Itazura Na Kiss Volume 2 by Kaoru Tada
Ah, poor Kotoko! Will her pursuit of her idol Naoki ever get any encouragement?! One of things I was surprised by in this volume was how quickly the protagonists moved from high school to college. Most of the current shoujo manga that I’ve read uses high school graduation as a stopping point, but the senior year for Naoki and Kotoko passes quickly. There are plenty of problems along the way. Naoki’s mother sees Valentine’s Day as an excuse to engineer a tender moment between the teenagers. Kotoko falls ill and Naoki stays by her during her sickness, giving up the opportunity to take an exam for a competitive university. They head off to college together.
As Kotoko enters college with Naoki, she sees that it is almost identical to high school. The Japanese literature course that she’s chosen is known to be the gathering place for the “Class F” of college. Naoki is studying science and engineering with a group of dedicated students that includes Yuko Matsumoto, a smart and beautiful girl that clearly has set her sights on him. Kotoko decides to join the tennis club, but soon finds out that her plan to get close to Naoki will not work as quickly as she had hoped.
Tada manages a delicate balancing act with her characterization that makes this manga much more rewarding and interesting to read than you might expect from a story based on the stereotypical dumb but cute girl/smart guy pairing. While book smarts don’t come easy to Kotoko, what she has instead is the satisfaction that comes from striving to improve himself. Her emotional intelligence and relationships with people are much better than Naoki’s. He’s listless and uninvested in life simply because everything comes so easily to him. While Naoki delights in teasing Kotoko there are a few scattered moments where it seems he might care about her, leading the reader to be strung along and hope for romance just like the hapless heroine. He does display signs of jealousy when it appears that Kotoko might be receiving attention from another man.

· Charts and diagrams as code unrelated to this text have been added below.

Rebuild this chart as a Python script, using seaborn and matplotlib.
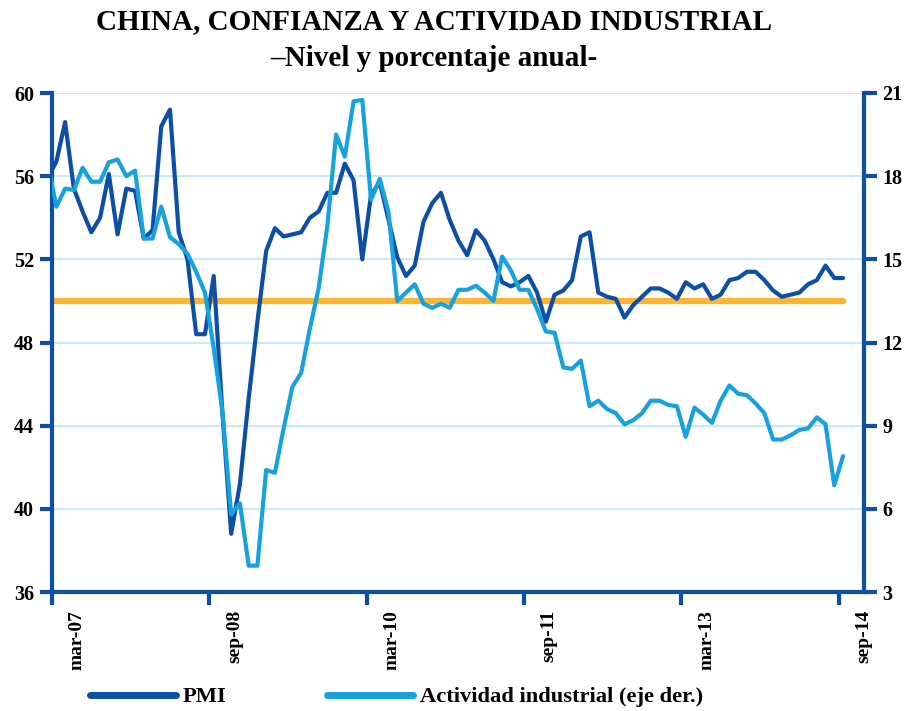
import numpy as np
import pandas as pd
import seaborn as sns
import matplotlib.pyplot as plt
from matplotlib.lines import Line2D

# monthly data, feb-07 .. sep-14
meses = pd.date_range("2007-02-01", "2014-09-01", freq="MS")

pmi = [55.9, 56.7, 58.6, 55.4, 54.3, 53.3, 54.0, 56.1, 53.2, 55.4, 55.3,
       53.0, 53.4, 58.4, 59.2, 53.3, 52.0, 48.4, 48.4, 51.2, 44.6, 38.8, 41.2,
       45.3, 49.0, 52.4, 53.5, 53.1, 53.2, 53.3, 54.0, 54.3, 55.2, 55.2, 56.6,
       55.8, 52.0, 55.1, 55.7, 53.9, 52.1, 51.2, 51.7, 53.8, 54.7, 55.2, 53.9,
       52.9, 52.2, 53.4, 52.9, 52.0, 50.9, 50.7, 50.9, 51.2, 50.4, 49.0, 50.3,
       50.5, 51.0, 53.1, 53.3, 50.4, 50.2, 50.1, 49.2, 49.8, 50.2, 50.6, 50.6,
       50.4, 50.1, 50.9, 50.6, 50.8, 50.1, 50.3, 51.0, 51.1, 51.4, 51.4, 51.0,
       50.5, 50.2, 50.3, 50.4, 50.8, 51.0, 51.7, 51.1, 51.1]

actividad = [18.5, 16.9, 17.55, 17.5, 18.3, 17.8, 17.8, 18.5, 18.6, 18.0, 18.2,
             15.75, 15.75, 16.9, 15.8, 15.55, 15.2, 14.55, 13.8, 11.8, 9.5, 5.8, 6.2,
             3.95, 3.95, 7.4, 7.3, 8.9, 10.4, 10.9, 12.5, 13.95, 16.2, 19.5, 18.7,
             20.7, 20.75, 17.15, 17.9, 16.7, 13.5, 13.8, 14.1, 13.4, 13.25, 13.4, 13.25,
             13.9, 13.9, 14.05, 13.8, 13.5, 15.1, 14.6, 13.9, 13.9, 13.2, 12.4, 12.35,
             11.1, 11.05, 11.35, 9.7, 9.9, 9.6, 9.45, 9.05, 9.2, 9.45, 9.9, 9.9,
             9.75, 9.7, 8.6, 9.65, 9.4, 9.1, 9.9, 10.45, 10.15, 10.1, 9.8, 9.45,
             8.5, 8.5, 8.65, 8.85, 8.9, 9.3, 9.05, 6.85, 7.9]

umbral = 50
etiquetas = ["mar-07", "sep-08", "mar-10", "sep-11", "mar-13", "sep-14"]

df = pd.DataFrame({"fecha": meses, "pmi": pmi, "actividad": actividad})
# months counted from mar-07
df["t"] = (df["fecha"].dt.year - 2007) * 12 + df["fecha"].dt.month - 3
df["umbral"] = umbral

sns.set_theme(style="white")
plt.rcParams["font.family"] = ["Liberation Serif", "DejaVu Serif"]
plt.rcParams["font.weight"] = "bold"
plt.rcParams["text.color"] = "black"

azul = "#0d4ea6"
celeste = "#17a2de"
naranja = "#fbb532"
rejilla = "#bfe7f8"

fig, ax = plt.subplots(figsize=(9.1, 7.11), dpi=100)
fig.subplots_adjust(left=52/910, right=864/910, bottom=1-592/711, top=1-93/711)
ax2 = ax.twinx()

sns.lineplot(data=df, x="t", y="umbral", ax=ax, color=naranja, linewidth=4.5)
sns.lineplot(data=df, x="t", y="pmi", ax=ax, color=azul, linewidth=3)
sns.lineplot(data=df, x="t", y="actividad", ax=ax2, color=celeste, linewidth=3)

ax.set_ylim(36, 60)
ax.set_yticks(np.arange(36, 61, 4))
ax2.set_ylim(3, 21)
ax2.set_yticks(np.arange(3, 22, 3))
ax.set_xlim(-0.5, 92)

pos = np.arange(len(etiquetas)) * 18 - 0.5
ax.set_xticks(pos)
ax.set_xticklabels([])
ax.set_xticks(pos + 2.9, minor=True)
ax.set_xticklabels(etiquetas, minor=True, rotation=90, fontsize=14, fontweight="bold")

for a in (ax, ax2):
    a.set_xlabel("")
    a.set_ylabel("")
    a.spines["top"].set_visible(False)

ax.spines["right"].set_visible(False)
ax2.spines["left"].set_visible(False)
ax2.spines["bottom"].set_visible(False)
for s in (ax.spines["left"], ax.spines["bottom"], ax2.spines["right"]):
    s.set_color(azul)
    s.set_linewidth(3)

ax.yaxis.grid(True, color=rejilla, linewidth=1.2)
ax.set_axisbelow(True)

ax.tick_params(axis="y", direction="out", length=9, width=3, color=azul,
               labelsize=14.5, pad=4, left=True, labelcolor="black")
ax.tick_params(axis="x", which="major", direction="out", length=9, width=3,
               color=azul, bottom=True)
ax.tick_params(axis="x", which="minor", length=0, pad=13, labelsize=14,
               labelcolor="black")
ax2.tick_params(axis="y", direction="out", length=9, width=3, color=azul,
                labelsize=14.5, pad=4, right=True, labelcolor="black")
for lab in ax.get_yticklabels() + ax2.get_yticklabels():
    lab.set_fontweight("bold")

fig.text(0.477, 0.969, "CHINA, CONFIANZA Y ACTIVIDAD INDUSTRIAL",
         ha="center", va="center", fontsize=21, fontweight="bold", color="black")
fig.text(0.477, 0.918, "\u2013Nivel y porcentaje anual-",
         ha="center", va="center", fontsize=21, fontweight="bold", color="black")

handles = [Line2D([], [], color=azul, linewidth=5),
           Line2D([], [], color=celeste, linewidth=5)]
fig.legend(handles, ["PMI", "Actividad industrial (eje der.)"],
           loc="center left", bbox_to_anchor=(90/910, 1-697/711), ncol=2,
           frameon=False, fontsize=16.2, handlelength=3.8, handletextpad=0.3,
           columnspacing=4.5, borderpad=0, borderaxespad=0, labelcolor="black")

fig.savefig("out.png", dpi=100)
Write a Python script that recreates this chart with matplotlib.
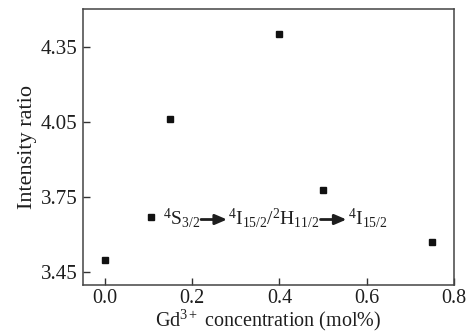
import matplotlib
matplotlib.use("Agg")
import matplotlib.pyplot as plt
from matplotlib.transforms import offset_copy

conc = [0.0, 0.105, 0.15, 0.40, 0.50, 0.75]
ratio = [3.50, 3.67, 4.06, 4.40, 3.78, 3.57]
xticks = [0.0, 0.2, 0.4, 0.6, 0.8]
yticks = [3.45, 3.75, 4.05, 4.35]
label_parts = [r'$^{4}$S$_{3/2}$', r'$^{4}$I$_{15/2}$/$^{2}$H$_{11/2}$', r'$^{4}$I$_{15/2}$']

plt.rcParams['font.family'] = ['Liberation Serif']
plt.rcParams['mathtext.fontset'] = 'custom'
plt.rcParams['mathtext.rm'] = 'Liberation Serif'
plt.rcParams['mathtext.it'] = 'Liberation Serif:italic'

TXT = '#1e1e1e'
fig = plt.figure(figsize=(4.74, 3.33), dpi=100)
ax = fig.add_axes([83/474, 1-285/333, (454-83)/474, (285-9)/333])
ax.plot(conc, ratio, 's', color='#111111', markersize=4.2, linestyle='none')
ax.set_xlim(-0.05, 0.8)
ax.set_ylim(3.40, 4.50)
ax.set_xticks(xticks)
ax.set_xticklabels([f"{v:.1f}" for v in xticks])
ax.set_yticks(yticks)
ax.set_yticklabels([f"{v:.2f}" for v in yticks])
ax.tick_params(direction='in', length=5, width=1, labelsize=15, colors='#333333', labelcolor=TXT)
ax.tick_params(axis='x', labelsize=14.5, pad=3)
ax.tick_params(axis='y', pad=4)
for s in ax.spines.values():
    s.set_color('#444444')
    s.set_linewidth(1.1)
ax.set_xlabel('Gd$^{3+}$ concentration (mol%)', fontsize=14.5, color=TXT, labelpad=0)
ax.set_ylabel('Intensity ratio', fontsize=16, color=TXT, labelpad=3)

fig.canvas.draw()
renderer = fig.canvas.get_renderer()
x0, y0 = 0.133, 3.665
dx = 0.0
arrow_len = 26
for i, part in enumerate(label_parts):
    tr = offset_copy(ax.transData, fig=fig, x=dx, y=0, units='dots')
    t = ax.text(x0, y0, part, fontsize=14, color=TXT, va='center', ha='left', transform=tr)
    bb = t.get_window_extent(renderer)
    dx += bb.width + 1
    if i < len(label_parts) - 1:
        base = ax.transData.transform((x0, y0))
        start = (base[0] + dx, base[1] - 1)
        end = (base[0] + dx + arrow_len, base[1] - 1)
        inv = ax.transData.inverted()
        ax.annotate('', xy=inv.transform(end), xytext=inv.transform(start),
                    arrowprops=dict(arrowstyle='-|>,head_length=0.7,head_width=0.3', lw=2.0,
                                    color=TXT, shrinkA=0, shrinkB=0))
        dx += arrow_len + 1
fig.savefig('out.png', dpi=100)
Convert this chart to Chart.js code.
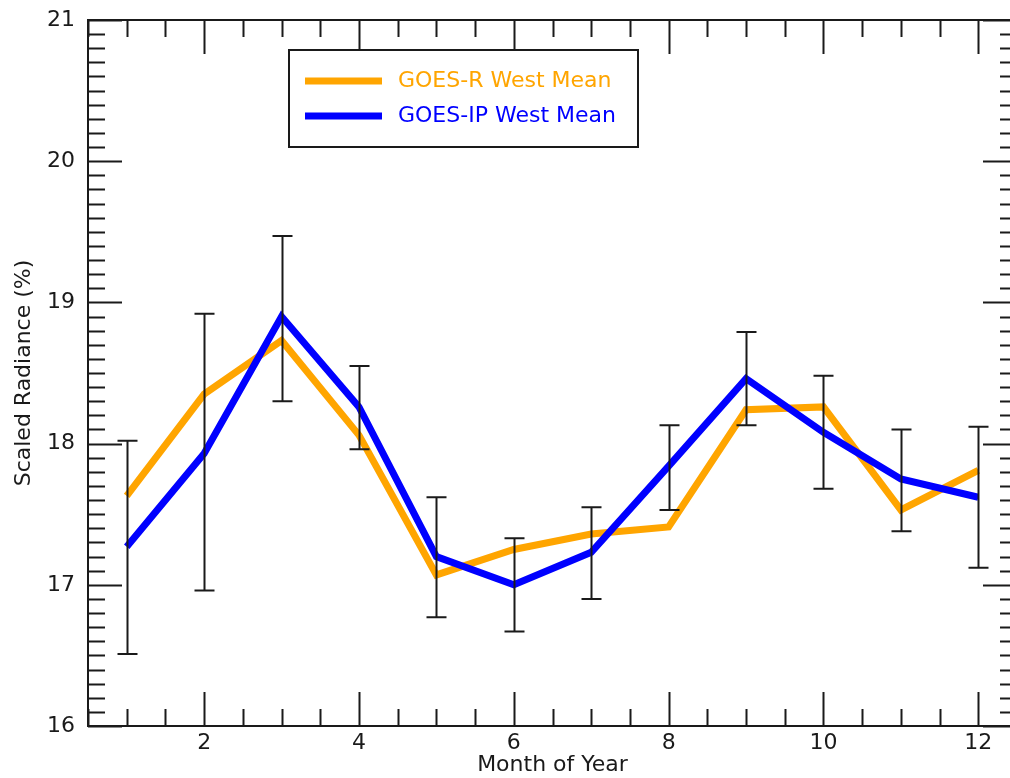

Where this manga continues to excel is in its supporting cast. Naoki’s mother’s determination to secure Kotoko as a daughter-in-law results in her skulking around the college in an ineffective disguise. Kinnosuke’s single minded pursuit of Kotoko causes him to get a job at the college cafeteria while he’s still working at her father’s restaurant. The switch to the college setting allows for more characters to be introduced, like the otaku club that latches on to Kotoko as their new mascot and the tennis club provides yet another place for Kotoko to struggle to improve her skills. If the focus was solely on the main couple, I think their relationship dynamic would start to bother me. But fortunately they interact with so many other characters and are placed in a variety of situations so my interest in the manga was maintained. As a bonus, Kotoko is frequently hilarious and the way she throws herself into new activities is fun to watch. Overall, this was a strong second volume. I wonder how long the college setting will last, and if the reader will see the characters graduate college as well.
As a side note, I read this online at eManga.com. This was my first time reading a whole volume of manga online, and I thought that the site’s online reader was easy to use. I took a few breaks here and there while I was reading it, and I thought it was nice the reader just paused and remembered my place when I went back to it.
Access to electronic copy provided by the publisher.